Given problem: Find the lines below that contain the string "draw". Copy each one.

Source material:
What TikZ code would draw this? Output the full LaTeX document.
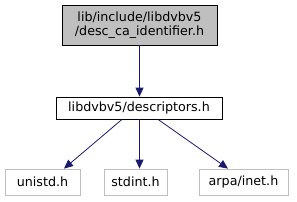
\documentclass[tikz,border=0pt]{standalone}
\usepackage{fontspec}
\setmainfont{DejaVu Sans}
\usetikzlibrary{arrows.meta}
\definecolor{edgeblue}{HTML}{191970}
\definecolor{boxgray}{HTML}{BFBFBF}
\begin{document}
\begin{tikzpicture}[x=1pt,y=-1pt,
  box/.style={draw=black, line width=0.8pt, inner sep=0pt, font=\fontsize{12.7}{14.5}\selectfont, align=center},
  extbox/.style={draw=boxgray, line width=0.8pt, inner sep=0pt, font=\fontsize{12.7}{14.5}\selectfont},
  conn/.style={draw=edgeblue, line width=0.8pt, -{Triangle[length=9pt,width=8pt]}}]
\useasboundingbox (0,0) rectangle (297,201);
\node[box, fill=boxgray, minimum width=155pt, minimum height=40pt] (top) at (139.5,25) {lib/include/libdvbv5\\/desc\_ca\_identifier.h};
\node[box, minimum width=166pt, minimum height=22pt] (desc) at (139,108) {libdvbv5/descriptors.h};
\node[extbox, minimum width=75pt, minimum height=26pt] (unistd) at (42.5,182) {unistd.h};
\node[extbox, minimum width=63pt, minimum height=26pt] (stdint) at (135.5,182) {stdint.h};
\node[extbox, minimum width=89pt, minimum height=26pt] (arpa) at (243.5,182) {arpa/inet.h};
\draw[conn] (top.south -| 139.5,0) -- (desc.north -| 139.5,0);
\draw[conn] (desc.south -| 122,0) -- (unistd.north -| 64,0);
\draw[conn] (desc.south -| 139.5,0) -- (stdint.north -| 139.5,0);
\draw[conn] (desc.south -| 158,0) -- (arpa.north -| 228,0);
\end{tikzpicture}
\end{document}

Answer below:
What TikZ code would draw this? Output the full LaTeX document.
  box/.style={draw=black, line width=0.8pt, inner sep=0pt, font=\fontsize{12.7}{14.5}\selectfont, align=center},
  extbox/.style={draw=boxgray, line width=0.8pt, inner sep=0pt, font=\fontsize{12.7}{14.5}\selectfont},
  conn/.style={draw=edgeblue, line width=0.8pt, -{Triangle[length=9pt,width=8pt]}}]
\draw[conn] (top.south -| 139.5,0) -- (desc.north -| 139.5,0);
\draw[conn] (desc.south -| 122,0) -- (unistd.north -| 64,0);
\draw[conn] (desc.south -| 139.5,0) -- (stdint.north -| 139.5,0);
\draw[conn] (desc.south -| 158,0) -- (arpa.north -| 228,0);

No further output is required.